Berardo s’inserisce, di fatto, in questo giacimento letterario di “verismo”, offrendo descrizioni dettagliate del “patrimonio” materiale di cui il Molise s’è privato da non molti anni: le umili dimore spartane che hanno rappresentato il “focolare familiare” di un’umanità copiosa e problematica; le stalle guarnite da quei beni preziosi rappresentati dagli ossuti animali, primario sostegno per esistenze fatte di sopravvivenza; il cibo di prossimità, strettamente legato all’autoproduzione, immancabilmente annaffiato dal vino, sorta di riscatto culinario. E poi i fienili, gli orti, le dispense, il tanfo di letame, i racconti con le storie di briganti, le transumanze, i giochi popolari come voche o mazze e pilze. L’artefice di questo affresco umano e sociale attinge non solo all’inevitabile ricerca storica, ma certamente anche ai suoi ricordi personali, in quanto la cosiddetta “civiltà contadina” in Molise s’è eclissata solo negli ultimi decenni, lasciando però tracce ancora abbastanza evidenti.

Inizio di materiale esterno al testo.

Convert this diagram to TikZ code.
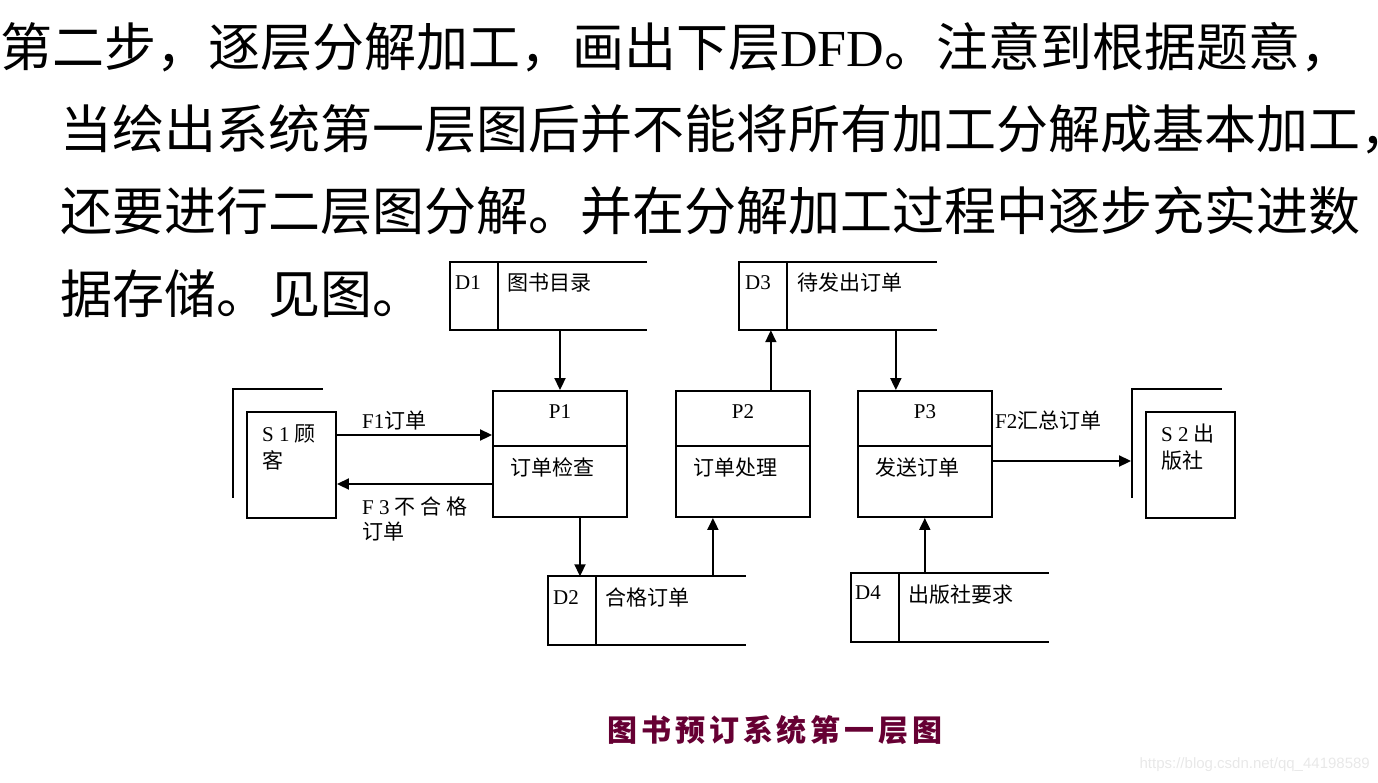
\documentclass[tikz,border=0pt]{standalone}
\usepackage{fontspec}
\setmainfont{Liberation Serif}
\newfontfamily\cjk{Noto Sans CJK SC}
\newfontfamily\cjkcap[LetterSpace=13]{Noto Sans CJK SC}
\newfontfamily\wmfont{Liberation Sans}
\usepackage{tikz}
\usetikzlibrary{arrows.meta,positioning}
\definecolor{captionred}{RGB}{102,0,51}
\tikzset{
    boxline/.style={line width=1.9pt},
    process/.style={draw,boxline,minimum width=134pt,minimum height=126pt,inner sep=0pt,
        path picture={\draw[boxline] ([yshift=-55pt]path picture bounding box.north west)
            -- ([yshift=-55pt]path picture bounding box.north east);}},
    store/.style={minimum width=197pt,minimum height=68pt,inner sep=0pt,
        append after command={\pgfextra{\let\storenode\tikzlastnode
            \draw[boxline] (\storenode.north east) -- (\storenode.north west)
                -- (\storenode.south west) -- (\storenode.south east)
                ([xshift=48pt]\storenode.north west) -- ([xshift=48pt]\storenode.south west);}}},
    entity/.style={draw,boxline,minimum width=89pt,minimum height=106pt,inner sep=0pt,
        append after command={\pgfextra{\let\entitynode\tikzlastnode
            \draw[boxline] ([shift={(-13pt,21pt)}]\entitynode.south west)
                -- ([shift={(-13pt,22pt)}]\entitynode.north west)
                -- ([shift={(-14pt,22pt)}]\entitynode.north east);}}},
    flow/.style={-{Triangle[length=12pt,width=11pt]},boxline},
    txt/.style={inner sep=0pt,anchor=base west,font=\fontsize{21}{25}\selectfont},
    heading/.style={inner sep=0pt,anchor=base west,font=\fontsize{52}{60}\selectfont}
}
\begin{document}
\begin{tikzpicture}[x=1pt,y=1pt]
\useasboundingbox (0,0) rectangle (1378,-782);

% heading text
\node[heading] (line a) at (0,-66)  {{\cjk 第二步，逐层分解加工，画出下层}DFD{\cjk 。注意到根据题意，}};
\node[heading] (line b) at (60,-148) {\cjk 当绘出系统第一层图后并不能将所有加工分解成基本加工，};
\node[heading] (line c) at (60,-230) {\cjk 还要进行二层图分解。并在分解加工过程中逐步充实进数};
\node[heading] (line d) at (60,-313) {\cjk 据存储。见图。};

% processes
\node[process] (p1) at (560,-454) {};
\node[process] (p2) [right=47pt of p1] {};
\node[process] (p3) [right=46pt of p2] {};
\node[txt,anchor=base] (p1 id) at (560,-418) {P1};
\node[txt,anchor=base] (p2 id) at (743,-418) {P2};
\node[txt,anchor=base] (p3 id) at (925,-418) {P3};
\node[txt] (p1 name) at (510,-475) {\cjk 订单检查};
\node[txt] (p2 name) at (693,-475) {\cjk 订单处理};
\node[txt] (p3 name) at (875,-475) {\cjk 发送订单};

% data stores
\node[store] (d1) at (548.5,-296) {};
\node[store] (d3) at (838,-296) {};
\node[store] (d2) at (647,-610.5) {};
\node[store] (d4) at (950,-607.5) {};
\node[txt] (d1 id) at (455,-289) {D1};
\node[txt] (d1 name) at (507,-290) {\cjk 图书目录};
\node[txt] (d3 id) at (745,-289) {D3};
\node[txt] (d3 name) at (797,-290) {\cjk 待发出订单};
\node[txt] (d2 id) at (553,-604) {D2};
\node[txt] (d2 name) at (605,-605) {\cjk 合格订单};
\node[txt] (d4 id) at (855,-599) {D4};
\node[txt] (d4 name) at (908,-602) {\cjk 出版社要求};

% external entities
\node[entity] (s1) at (291.5,-465) {};
\node[entity] (s2) at (1190.5,-465) {};
\coordinate (s2 line) at ([xshift=-14pt]s2.west);
\node[txt] (s1 name a) at (262,-441) {S 1 {\cjk 顾}};
\node[txt] (s1 name b) at (262,-468) {\cjk 客};
\node[txt] (s2 name a) at (1161,-441) {S 2 {\cjk 出}};
\node[txt] (s2 name b) at (1161,-468) {\cjk 版社};

% data flows
\draw[flow] (d1.south -| p1) -- (p1.north);
\draw[flow] ([xshift=-40pt]p2.north east) coordinate (p2 out) -- (p2 out |- d3.south);
\path ([xshift=39pt]p3.north west) coordinate (p3 in);
\draw[flow] (d3.south -| p3 in) -- (p3 in);
\draw[flow] ([yshift=30pt]s1.east) coordinate (f1 start) -- (f1 start -| p1.west);
\draw[flow] ([yshift=-30pt]p1.west) coordinate (f3 start) -- (f3 start -| s1.east);
\draw[flow] ([yshift=-7pt]p3.east) coordinate (f2 start) -- (f2 start -| s2 line);
\draw[flow] ([xshift=20pt]p1.south) coordinate (p1 out) -- (p1 out |- d2.north);
\path ([xshift=-30pt]p2.south) coordinate (p2 in);
\draw[flow] (d2.north -| p2 in) -- (p2 in);
\draw[flow] (d4.north -| p3) -- (p3.south);

% flow labels
\node[txt] (f1 label) at (362,-428) {F1{\cjk 订单}};
\node[txt] (f3 label a) at (362,-514) {F 3 {\cjk 不 合 格}};
\node[txt] (f3 label b) at (362,-539) {\cjk 订单};
\node[txt] (f2 label) at (995,-428) {F2{\cjk 汇总订单}};

% caption and watermark
\node[inner sep=0pt,font=\cjkcap\bfseries\fontsize{30}{34}\selectfont,text=captionred] (caption) at (775,-730) {图书预订系统第一层图};
\node[inner sep=0pt,anchor=east,font=\wmfont\fontsize{15}{18}\selectfont,text=black!9] (watermark) at (1370,-765) {https://blog.csdn.net/qq\_44198589};

\end{tikzpicture}
\end{document}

Un’altra dimensione del romanzo è quella divulgativa, strettamente connessa ed alimentata dal contesto sociale. Berardo ribadisce quei concetti che sono abitualmente alla base della sua ricca e appassionata pubblicistica: la lotta contro le ingiustizie e le disuguaglianze sociali, il rapporto tra un potere prevaricante ed un popolo estromesso anche a causa di una non casuale sottocultura, la critica alla religione dei formali e consumati riti rispetto alla potenza dei principi evangelici, l’opposizione ad ogni forma di sopruso e di violenza. Si tratta di tematiche universali che sovrappongono, di fatto, la società di fine Ottocento con quella attuale: in fondo i richiami di Papa Francesco denunciano proprio queste “storture” che la società dei consumi, nonostante i tanto sbandierati proclami neoliberisti, non riesce a risolvere. E che la pandemia sta facendo esplodere in tutta la loro drammaticità.

L’autore, la cui scrittura diventa non solo elevata testimonianza letteraria ma anche “educazione” nel concetto gramsciano, o, vista la forte impronta pedagogica, una vera e propria “preparazione alla vita” nello stile di Johann Pestalozzi (dalla diffusione dell’educazione e della cultura nascono i cambiamenti positivi), riconduce nella Storia, in quella con la lettera maiuscola, le tante realtà estromesse: i contadini del nostro Mezzogiorno, gli emarginati sociali, le donne vittime di violenza, i malati. E una terra eternamente flagellata qual è, purtroppo, quella molisana. Terra non certo priva di sacrifici e di disgrazie, come il romanzo ribadisce nel suo crudo ma aulico realismo.